--- begin Recorded information ---

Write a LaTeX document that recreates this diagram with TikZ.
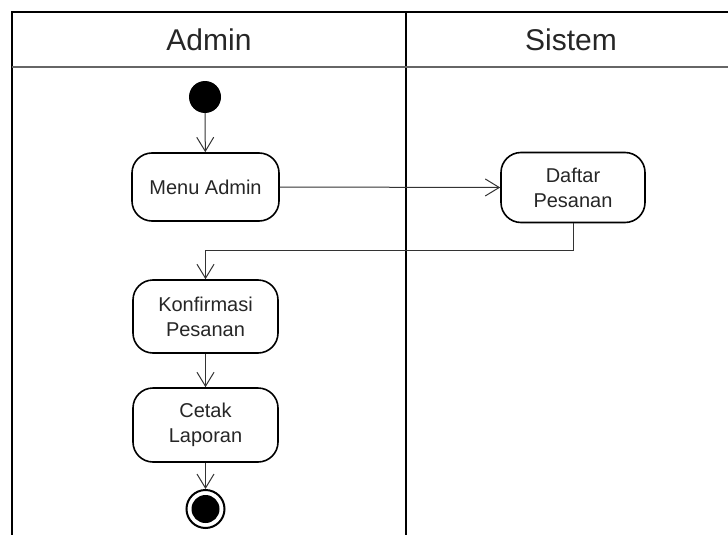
\documentclass[tikz,border=0pt]{standalone}
\usepackage{fontspec}
\setmainfont{Liberation Sans}
\usetikzlibrary{arrows.meta}
\begin{document}
\begin{tikzpicture}[x=1pt,y=-1pt,
  lane/.style={line width=2pt,black},
  headline/.style={line width=2pt,black!60},
  action/.style={draw,line width=1.6pt,rounded corners=20pt,align=center,
    inner sep=0pt,font=\fontsize{20}{25}\selectfont,text=black!85},
  flow/.style={line width=1pt,black!80,-{Straight Barb[length=14pt,width=17pt,line width=1pt]}},
  lanetitle/.style={font=\fontsize{30}{36}\selectfont,text=black!85}]
\useasboundingbox (0,0) rectangle (728,535);
% swimlane frame
\draw[lane] (728,12) -- (12,12) -- (12,535);
\draw[lane] (406,12) -- (406,535);
\draw[headline] (12,67) -- (728,67);
\node[lanetitle] (admin) at (209,40) {Admin};
\node[lanetitle] (sistem) at (571,40) {Sistem};
% activity nodes
\node[circle,fill=black,minimum size=32pt,inner sep=0pt] (start) at (205,97) {};
\node[action,minimum width=147pt,minimum height=68pt] (menu) at (205.5,187) {Menu Admin};
\node[action,minimum width=144pt,minimum height=70pt] (daftar) at (573,187.5) {Daftar\\Pesanan};
\node[action,minimum width=145pt,minimum height=73pt] (konf) at (205.5,316.5) {Konfirmasi\\Pesanan};
\node[action,minimum width=145pt,minimum height=74pt] (cetak) at (205.5,425) {Cetak\\Laporan};
\node[circle,draw,line width=2pt,minimum size=38pt,inner sep=0pt] (final) at (205.5,509) {};
\node[circle,fill=black,minimum size=28pt,inner sep=0pt] (finaldot) at (final.center) {};
% control flow
\draw[flow] (start) -- (menu);
\draw[flow] (menu.east) -- (daftar.west);
\draw[flow] (daftar.south) -- ++(0,27) -| (konf.north);
\draw[flow] (konf) -- (cetak);
\draw[flow] (cetak) -- (final);
\end{tikzpicture}
\end{document}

--- end Recorded information ---

■ What you should do ■
Leave every image out, and retype the material exactly.

■ Task response ■
Write a LaTeX document that recreates this diagram with TikZ.
\documentclass[tikz,border=0pt]{standalone}
\usepackage{fontspec}
\setmainfont{Liberation Sans}
\usetikzlibrary{arrows.meta}
\begin{document}
\begin{tikzpicture}[x=1pt,y=-1pt,
  lane/.style={line width=2pt,black},
  headline/.style={line width=2pt,black!60},
  action/.style={draw,line width=1.6pt,rounded corners=20pt,align=center,
    inner sep=0pt,font=\fontsize{20}{25}\selectfont,text=black!85},
  flow/.style={line width=1pt,black!80,-{Straight Barb[length=14pt,width=17pt,line width=1pt]}},
  lanetitle/.style={font=\fontsize{30}{36}\selectfont,text=black!85}]
\useasboundingbox (0,0) rectangle (728,535);
% swimlane frame
\draw[lane] (728,12) -- (12,12) -- (12,535);
\draw[lane] (406,12) -- (406,535);
\draw[headline] (12,67) -- (728,67);
\node[lanetitle] (admin) at (209,40) {Admin};
\node[lanetitle] (sistem) at (571,40) {Sistem};
% activity nodes
\node[circle,fill=black,minimum size=32pt,inner sep=0pt] (start) at (205,97) {};
\node[action,minimum width=147pt,minimum height=68pt] (menu) at (205.5,187) {Menu Admin};
\node[action,minimum width=144pt,minimum height=70pt] (daftar) at (573,187.5) {Daftar\\Pesanan};
\node[action,minimum width=145pt,minimum height=73pt] (konf) at (205.5,316.5) {Konfirmasi\\Pesanan};
\node[action,minimum width=145pt,minimum height=74pt] (cetak) at (205.5,425) {Cetak\\Laporan};
\node[circle,draw,line width=2pt,minimum size=38pt,inner sep=0pt] (final) at (205.5,509) {};
\node[circle,fill=black,minimum size=28pt,inner sep=0pt] (finaldot) at (final.center) {};
% control flow
\draw[flow] (start) -- (menu);
\draw[flow] (menu.east) -- (daftar.west);
\draw[flow] (daftar.south) -- ++(0,27) -| (konf.north);
\draw[flow] (konf) -- (cetak);
\draw[flow] (cetak) -- (final);
\end{tikzpicture}
\end{document}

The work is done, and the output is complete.